(Figure scripts)
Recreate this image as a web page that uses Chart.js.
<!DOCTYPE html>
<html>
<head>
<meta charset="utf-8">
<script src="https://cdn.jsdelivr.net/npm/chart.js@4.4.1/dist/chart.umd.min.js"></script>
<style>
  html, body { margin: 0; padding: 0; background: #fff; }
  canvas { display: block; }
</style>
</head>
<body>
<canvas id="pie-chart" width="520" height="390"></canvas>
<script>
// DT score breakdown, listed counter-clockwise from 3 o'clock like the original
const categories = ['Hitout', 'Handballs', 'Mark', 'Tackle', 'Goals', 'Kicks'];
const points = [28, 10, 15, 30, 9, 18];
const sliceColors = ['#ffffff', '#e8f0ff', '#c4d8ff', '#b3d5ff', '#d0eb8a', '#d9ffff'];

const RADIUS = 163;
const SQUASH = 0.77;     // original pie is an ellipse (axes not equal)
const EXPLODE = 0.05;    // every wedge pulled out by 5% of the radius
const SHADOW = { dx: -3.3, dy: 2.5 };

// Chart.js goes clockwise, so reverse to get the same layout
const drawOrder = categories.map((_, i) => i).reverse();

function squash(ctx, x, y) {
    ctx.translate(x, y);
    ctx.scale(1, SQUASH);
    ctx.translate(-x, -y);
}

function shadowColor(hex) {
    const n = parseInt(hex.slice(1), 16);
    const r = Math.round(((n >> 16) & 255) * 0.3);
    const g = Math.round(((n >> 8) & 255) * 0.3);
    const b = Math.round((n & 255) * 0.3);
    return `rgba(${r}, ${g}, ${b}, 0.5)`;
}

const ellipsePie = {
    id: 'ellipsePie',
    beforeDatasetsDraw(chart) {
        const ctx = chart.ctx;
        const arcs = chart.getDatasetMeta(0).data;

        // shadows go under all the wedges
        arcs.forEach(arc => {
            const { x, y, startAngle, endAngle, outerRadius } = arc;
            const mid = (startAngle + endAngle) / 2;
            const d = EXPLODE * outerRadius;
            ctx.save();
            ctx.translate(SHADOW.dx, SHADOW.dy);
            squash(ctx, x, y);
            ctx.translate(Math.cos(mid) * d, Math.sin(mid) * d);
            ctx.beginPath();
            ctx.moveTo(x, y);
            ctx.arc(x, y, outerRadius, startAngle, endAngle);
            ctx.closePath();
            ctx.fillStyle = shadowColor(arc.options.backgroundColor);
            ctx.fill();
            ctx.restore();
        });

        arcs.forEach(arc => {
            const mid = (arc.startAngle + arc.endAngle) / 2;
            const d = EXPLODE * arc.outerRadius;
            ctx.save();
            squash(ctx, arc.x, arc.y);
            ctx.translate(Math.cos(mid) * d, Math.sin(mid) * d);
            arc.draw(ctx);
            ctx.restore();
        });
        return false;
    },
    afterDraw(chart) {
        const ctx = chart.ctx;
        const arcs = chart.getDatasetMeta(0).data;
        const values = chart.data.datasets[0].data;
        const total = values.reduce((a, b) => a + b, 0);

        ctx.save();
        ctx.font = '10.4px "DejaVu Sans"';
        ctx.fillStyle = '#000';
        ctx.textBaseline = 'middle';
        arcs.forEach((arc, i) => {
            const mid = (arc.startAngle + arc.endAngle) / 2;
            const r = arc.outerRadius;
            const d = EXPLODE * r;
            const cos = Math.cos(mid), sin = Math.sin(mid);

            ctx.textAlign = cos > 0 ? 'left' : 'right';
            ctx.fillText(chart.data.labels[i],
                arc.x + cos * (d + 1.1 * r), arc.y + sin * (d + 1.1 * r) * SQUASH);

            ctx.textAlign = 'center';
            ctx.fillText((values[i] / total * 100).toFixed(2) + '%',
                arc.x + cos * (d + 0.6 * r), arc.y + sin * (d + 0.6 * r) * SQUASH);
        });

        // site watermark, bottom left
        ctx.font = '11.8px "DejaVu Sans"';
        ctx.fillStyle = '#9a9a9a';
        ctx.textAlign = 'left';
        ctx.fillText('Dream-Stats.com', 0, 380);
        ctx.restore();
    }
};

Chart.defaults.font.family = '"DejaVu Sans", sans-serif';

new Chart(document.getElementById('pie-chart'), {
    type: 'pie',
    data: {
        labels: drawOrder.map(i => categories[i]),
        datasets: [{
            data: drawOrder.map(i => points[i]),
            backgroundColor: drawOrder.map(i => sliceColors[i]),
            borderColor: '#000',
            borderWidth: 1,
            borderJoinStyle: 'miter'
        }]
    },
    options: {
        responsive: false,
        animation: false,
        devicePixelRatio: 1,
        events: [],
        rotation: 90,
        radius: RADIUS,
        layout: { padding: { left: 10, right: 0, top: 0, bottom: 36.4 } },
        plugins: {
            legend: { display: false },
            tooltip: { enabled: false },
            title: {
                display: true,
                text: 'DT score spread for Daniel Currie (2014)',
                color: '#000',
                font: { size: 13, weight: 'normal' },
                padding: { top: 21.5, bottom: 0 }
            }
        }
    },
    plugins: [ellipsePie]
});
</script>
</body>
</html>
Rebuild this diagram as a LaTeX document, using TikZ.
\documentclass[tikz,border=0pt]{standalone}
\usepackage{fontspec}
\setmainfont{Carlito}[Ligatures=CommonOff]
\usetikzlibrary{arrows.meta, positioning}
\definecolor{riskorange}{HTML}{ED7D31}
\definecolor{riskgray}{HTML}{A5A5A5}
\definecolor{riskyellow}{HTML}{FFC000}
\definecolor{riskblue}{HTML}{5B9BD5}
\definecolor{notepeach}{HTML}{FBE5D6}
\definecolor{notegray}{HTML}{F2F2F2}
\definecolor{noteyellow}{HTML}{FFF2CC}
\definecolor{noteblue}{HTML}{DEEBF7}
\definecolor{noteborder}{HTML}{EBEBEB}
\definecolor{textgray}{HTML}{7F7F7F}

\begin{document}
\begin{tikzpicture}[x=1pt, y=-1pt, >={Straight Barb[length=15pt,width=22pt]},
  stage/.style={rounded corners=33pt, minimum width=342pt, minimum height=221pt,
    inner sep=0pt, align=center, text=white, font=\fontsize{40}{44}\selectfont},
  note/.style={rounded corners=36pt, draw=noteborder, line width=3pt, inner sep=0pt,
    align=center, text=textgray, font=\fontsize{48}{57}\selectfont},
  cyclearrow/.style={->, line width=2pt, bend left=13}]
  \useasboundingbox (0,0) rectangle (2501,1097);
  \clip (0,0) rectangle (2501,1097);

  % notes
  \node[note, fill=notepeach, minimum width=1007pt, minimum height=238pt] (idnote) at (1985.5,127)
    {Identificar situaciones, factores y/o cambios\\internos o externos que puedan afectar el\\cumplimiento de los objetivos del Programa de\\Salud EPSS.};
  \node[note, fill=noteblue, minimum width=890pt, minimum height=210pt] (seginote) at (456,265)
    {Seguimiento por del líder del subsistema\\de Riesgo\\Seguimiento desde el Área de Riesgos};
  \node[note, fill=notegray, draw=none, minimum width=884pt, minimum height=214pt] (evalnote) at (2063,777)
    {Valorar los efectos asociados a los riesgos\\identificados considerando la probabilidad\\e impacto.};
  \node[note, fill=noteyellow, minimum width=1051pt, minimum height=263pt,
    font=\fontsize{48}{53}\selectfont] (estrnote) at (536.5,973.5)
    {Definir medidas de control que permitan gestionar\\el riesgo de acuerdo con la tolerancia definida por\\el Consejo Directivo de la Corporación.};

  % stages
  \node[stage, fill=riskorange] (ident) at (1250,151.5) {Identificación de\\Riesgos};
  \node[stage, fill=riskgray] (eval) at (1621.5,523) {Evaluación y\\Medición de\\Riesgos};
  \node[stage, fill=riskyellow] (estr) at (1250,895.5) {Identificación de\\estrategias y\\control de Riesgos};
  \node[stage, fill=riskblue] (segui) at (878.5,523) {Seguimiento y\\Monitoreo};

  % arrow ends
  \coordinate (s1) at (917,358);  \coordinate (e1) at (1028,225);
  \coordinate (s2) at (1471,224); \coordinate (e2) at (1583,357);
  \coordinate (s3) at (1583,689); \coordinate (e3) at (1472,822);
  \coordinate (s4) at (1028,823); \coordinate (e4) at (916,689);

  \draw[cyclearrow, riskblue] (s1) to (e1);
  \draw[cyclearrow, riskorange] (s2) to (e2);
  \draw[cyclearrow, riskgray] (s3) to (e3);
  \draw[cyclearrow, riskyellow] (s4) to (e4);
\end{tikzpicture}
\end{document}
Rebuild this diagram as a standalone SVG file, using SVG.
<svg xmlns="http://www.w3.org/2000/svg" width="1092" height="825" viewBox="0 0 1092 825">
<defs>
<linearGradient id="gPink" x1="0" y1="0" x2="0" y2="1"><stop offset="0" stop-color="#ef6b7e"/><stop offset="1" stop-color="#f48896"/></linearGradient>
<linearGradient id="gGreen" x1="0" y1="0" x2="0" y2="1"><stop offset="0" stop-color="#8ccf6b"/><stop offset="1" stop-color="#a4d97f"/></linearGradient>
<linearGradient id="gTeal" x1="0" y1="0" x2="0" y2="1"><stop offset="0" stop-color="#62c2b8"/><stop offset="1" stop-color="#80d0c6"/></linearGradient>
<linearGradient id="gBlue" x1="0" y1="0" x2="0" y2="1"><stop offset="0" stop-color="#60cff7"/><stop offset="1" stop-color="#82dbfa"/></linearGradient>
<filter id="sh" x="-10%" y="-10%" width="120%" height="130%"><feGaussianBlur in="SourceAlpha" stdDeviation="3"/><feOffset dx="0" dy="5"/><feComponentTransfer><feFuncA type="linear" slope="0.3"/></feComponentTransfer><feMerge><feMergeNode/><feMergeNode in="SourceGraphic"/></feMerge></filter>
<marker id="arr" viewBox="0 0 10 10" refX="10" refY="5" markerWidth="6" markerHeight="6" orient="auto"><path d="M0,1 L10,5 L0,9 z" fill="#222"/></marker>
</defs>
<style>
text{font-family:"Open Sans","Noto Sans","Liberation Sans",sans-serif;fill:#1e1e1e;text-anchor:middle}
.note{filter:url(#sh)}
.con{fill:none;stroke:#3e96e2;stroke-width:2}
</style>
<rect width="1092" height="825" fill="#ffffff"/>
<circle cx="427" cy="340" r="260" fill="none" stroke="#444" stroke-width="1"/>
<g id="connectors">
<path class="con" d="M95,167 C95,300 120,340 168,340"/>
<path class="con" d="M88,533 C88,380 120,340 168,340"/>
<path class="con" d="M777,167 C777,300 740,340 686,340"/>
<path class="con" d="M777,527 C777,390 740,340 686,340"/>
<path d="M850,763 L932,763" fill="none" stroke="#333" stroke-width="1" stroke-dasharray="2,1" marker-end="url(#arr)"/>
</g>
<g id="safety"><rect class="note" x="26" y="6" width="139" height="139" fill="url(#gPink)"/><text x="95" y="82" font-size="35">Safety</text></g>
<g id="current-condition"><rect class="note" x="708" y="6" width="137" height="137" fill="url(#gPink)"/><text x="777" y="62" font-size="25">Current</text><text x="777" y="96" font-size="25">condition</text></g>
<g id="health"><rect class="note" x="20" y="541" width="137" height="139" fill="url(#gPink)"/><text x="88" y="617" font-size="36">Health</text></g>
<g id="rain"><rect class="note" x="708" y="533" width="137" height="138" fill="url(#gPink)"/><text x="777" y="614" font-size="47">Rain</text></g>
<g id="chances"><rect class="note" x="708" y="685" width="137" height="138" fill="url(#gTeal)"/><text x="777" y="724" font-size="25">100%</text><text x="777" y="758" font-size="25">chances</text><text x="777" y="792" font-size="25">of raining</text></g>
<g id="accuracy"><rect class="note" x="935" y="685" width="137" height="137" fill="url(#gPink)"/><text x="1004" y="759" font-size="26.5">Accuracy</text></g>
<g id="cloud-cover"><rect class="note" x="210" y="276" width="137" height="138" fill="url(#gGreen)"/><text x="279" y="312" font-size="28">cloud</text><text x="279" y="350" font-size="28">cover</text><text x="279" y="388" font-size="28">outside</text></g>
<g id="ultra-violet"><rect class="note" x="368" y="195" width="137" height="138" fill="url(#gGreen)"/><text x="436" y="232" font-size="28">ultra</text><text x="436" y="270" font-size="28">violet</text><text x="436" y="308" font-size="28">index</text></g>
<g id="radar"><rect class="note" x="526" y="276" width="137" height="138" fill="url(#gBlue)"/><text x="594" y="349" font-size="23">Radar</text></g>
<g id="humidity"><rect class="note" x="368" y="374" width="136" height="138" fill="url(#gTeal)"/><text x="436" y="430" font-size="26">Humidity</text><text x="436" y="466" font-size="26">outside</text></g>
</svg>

## Requirement
Set down the lines above as they stand, starting with the first line and ending with the line that contains "const drawOrder = categories.map((_, i)".

## Solution to the problem
Recreate this image as a web page that uses Chart.js.
<!DOCTYPE html>
<html>
<head>
<meta charset="utf-8">
<script src="https://cdn.jsdelivr.net/npm/chart.js@4.4.1/dist/chart.umd.min.js"></script>
<style>
  html, body { margin: 0; padding: 0; background: #fff; }
  canvas { display: block; }
</style>
</head>
<body>
<canvas id="pie-chart" width="520" height="390"></canvas>
<script>
// DT score breakdown, listed counter-clockwise from 3 o'clock like the original
const categories = ['Hitout', 'Handballs', 'Mark', 'Tackle', 'Goals', 'Kicks'];
const points = [28, 10, 15, 30, 9, 18];
const sliceColors = ['#ffffff', '#e8f0ff', '#c4d8ff', '#b3d5ff', '#d0eb8a', '#d9ffff'];

const RADIUS = 163;
const SQUASH = 0.77;     // original pie is an ellipse (axes not equal)
const EXPLODE = 0.05;    // every wedge pulled out by 5% of the radius
const SHADOW = { dx: -3.3, dy: 2.5 };

// Chart.js goes clockwise, so reverse to get the same layout
const drawOrder = categories.map((_, i) => i).reverse();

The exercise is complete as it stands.